The whole brewery. It's in the front third of the garage. The back bit is a utility room. I put the partition up.

The actual brewery bit. It has two 70quart Igloo coolers, a 75L Brupaks boiler with 2x3kW elements and two pumps. Currently it I haven't built the RIMs bit so today's was just a test of the core bits.
Anyway today's recipe was a light pale ale. Here's the recipe.
20L of SG 1.035, 29 IBU, 4 SRM
Lager Malt 2.72kg
Caramalt 230g
Melanoidin Malt 80g
Mash at 65 for an hour
Amarillo (9%) 15g all of boil
Amarillo (9%) 15g last 15 mins
Amarillo (9%) 10g at turn off.
Boil 1 hr. ferment with safale-04.
I really like Amarillo by Crouch vale brewery so this was an attempt at a light version of it.
The Brew Day
First crush the grain using my new mill. It's a barley crusher that I got from the states. Quite reasonable price including shipping and worked a treat.
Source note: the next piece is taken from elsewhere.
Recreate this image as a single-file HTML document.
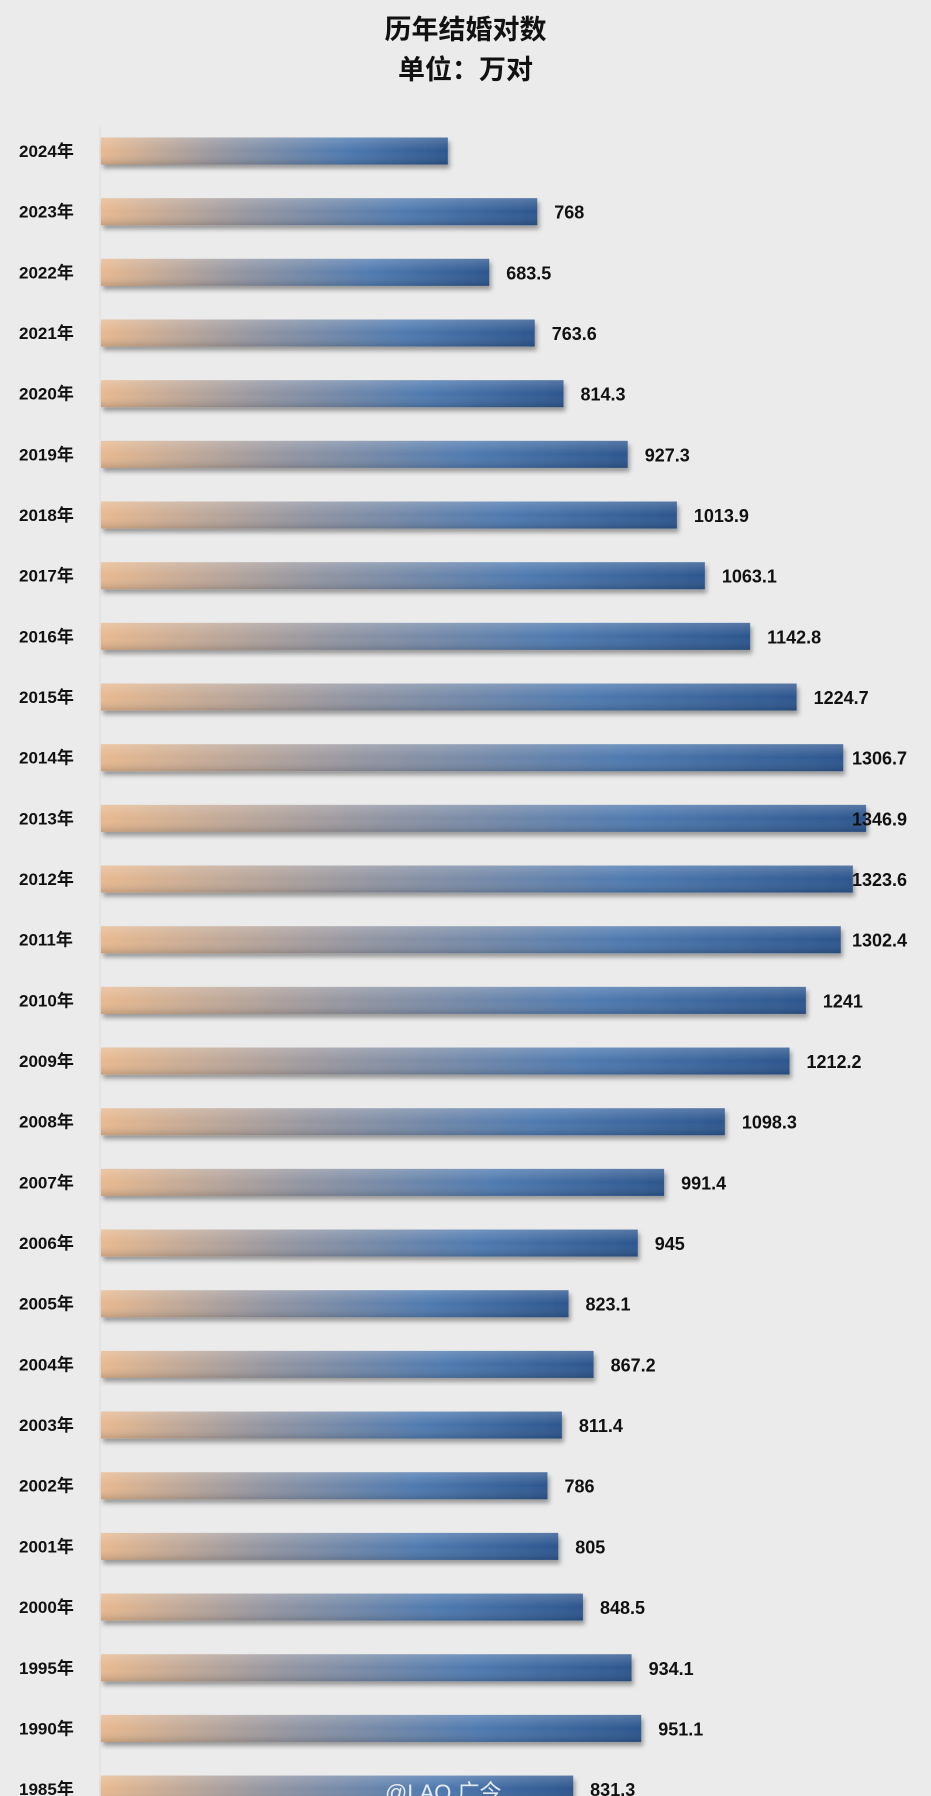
<!DOCTYPE html>
<html><head><meta charset="utf-8"><style>
html,body{margin:0;padding:0;background:#ebebeb;}
body{width:931px;height:1796px;overflow:hidden;position:relative;font-family:"Liberation Sans","Noto Sans CJK SC",sans-serif;}
.t{position:absolute;left:0;width:931px;text-align:center;font-weight:bold;font-size:27px;color:#111;}
svg{position:absolute;left:0;top:0;}
</style></head><body>
<div class="t" style="top:8px">历年结婚对数</div>
<div class="t" style="top:48px">单位：万对</div>
<svg id="c" width="931" height="1796">
<defs>
<linearGradient id="g" x1="0" x2="1" y1="0" y2="0">
<stop offset="0" stop-color="#e8b98f"/><stop offset="0.35" stop-color="#9496a2"/><stop offset="0.7" stop-color="#4f7ab0"/><stop offset="1" stop-color="#2c568e"/>
</linearGradient>
<linearGradient id="v" x1="0" x2="0" y1="0" y2="1">
<stop offset="0" stop-color="#fff" stop-opacity="0.2"/><stop offset="0.5" stop-color="#fff" stop-opacity="0"/><stop offset="1" stop-color="#000" stop-opacity="0.15"/>
</linearGradient>
<filter id="s" x="-5%" y="-50%" width="110%" height="200%"><feDropShadow dx="2" dy="4" stdDeviation="2.5" flood-color="#000" flood-opacity="0.35"/></filter>
</defs>
<line x1="100" y1="125" x2="100" y2="1796" stroke="#dcdcdc"/>
</svg>
<script>
const categories=["2024年","2023年","2022年","2021年","2020年","2019年","2018年","2017年","2016年","2015年","2014年","2013年","2012年","2011年","2010年","2009年","2008年","2007年","2006年","2005年","2004年","2003年","2002年","2001年","2000年","1995年","1990年","1985年"];
const values=[610.6,768,683.5,763.6,814.3,927.3,1013.9,1063.1,1142.8,1224.7,1306.7,1346.9,1323.6,1302.4,1241,1212.2,1098.3,991.4,945,823.1,867.2,811.4,786,805,848.5,934.1,951.1,831.3];
const labels=["","768","683.5","763.6","814.3","927.3","1013.9","1063.1","1142.8","1224.7","1306.7","1346.9","1323.6","1302.4","1241","1212.2","1098.3","991.4","945","823.1","867.2","811.4","786","805","848.5","934.1","951.1","831.3"];
const NS="http://www.w3.org/2000/svg";
const svg=document.getElementById('c');
const x0=101,k=0.568,y0=151,step=60.67,bh=27;
function xs(v){return v*k;}
function yc(i){return y0+i*step;}
categories.forEach((c,i)=>{
 const y=yc(i),w=xs(values[i]);
 const t=document.createElementNS(NS,'text');
 
 
 t.setAttribute('x',19);t.setAttribute('y',y+6);
 t.setAttribute('font-size','17');t.setAttribute('font-weight','bold');t.setAttribute('fill','#111');
 t.textContent=c;svg.appendChild(t);
 const r=document.createElementNS(NS,'rect');
 
 
 r.setAttribute('x',x0);r.setAttribute('y',y-bh/2);r.setAttribute('width',w);r.setAttribute('height',bh);
 r.setAttribute('fill','url(#g)');r.setAttribute('filter','url(#s)');svg.appendChild(r);
 const r2=document.createElementNS(NS,'rect');
 
 
 r2.setAttribute('x',x0);r2.setAttribute('y',y-bh/2);r2.setAttribute('width',w);r2.setAttribute('height',bh);
 r2.setAttribute('fill','url(#v)');svg.appendChild(r2);
 if(labels[i]){
  const l=document.createElementNS(NS,'text');
  
  
  l.setAttribute('x',Math.min(x0+w+17,852));l.setAttribute('y',y+7);
  l.setAttribute('font-size','18');l.setAttribute('font-weight','bold');l.setAttribute('fill','#111');
  l.textContent=labels[i];svg.appendChild(l);
 }
});
const wm=document.createElementNS(NS,'text');


wm.setAttribute('x',385);wm.setAttribute('y',1800);wm.setAttribute('font-size','22');wm.setAttribute('fill','#fff');wm.setAttribute('opacity','0.85');
wm.textContent='@LAQ 广今';svg.appendChild(wm);
</script>
</body></html>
The mash tun is fitted with a manifold and a recirculation thingy. I plan on batch sparging.

I loaded the grain into the tun dry and then pumped the water through the manifold (underletting). This worked great - no lumps. Sadly however the strike water was too cool (75C) and the mash temp ended up at 60-62C and I never really got it any higher even by adding boiling water. In future I should heat the strike to 80C. This beer will probs be a bit drier than I was intending.
The batch spage was uneventful and the boil was on the go. The two elements made short work of getting to the boil and got the 24-ish litres to boiling in about 15 minutes. Once at the boil I turned off one of the elements.

It looks a long way to the bottom....
I used an immersion chiller to cool the beer which worked OK but most of the coils were out of the wort as the chiller is designed for much more wort.
The beer was pumped into the fermenter and pitched with Safale S-04. I got about 1.033 which was a bit low but I ended up with about 2 liters more wort than I intended so the efficency was about what I expected 75%-ish.
Lessons learnt
1. If the mash tun and the grain are both very cold then you need to increase the strike temperature to about 80C.
2. Or build that RIMS!!!
3. The kettle losses after pumping out the wort are about 1-2 liters. This is quite a lot on a 20L beer - brew more beer!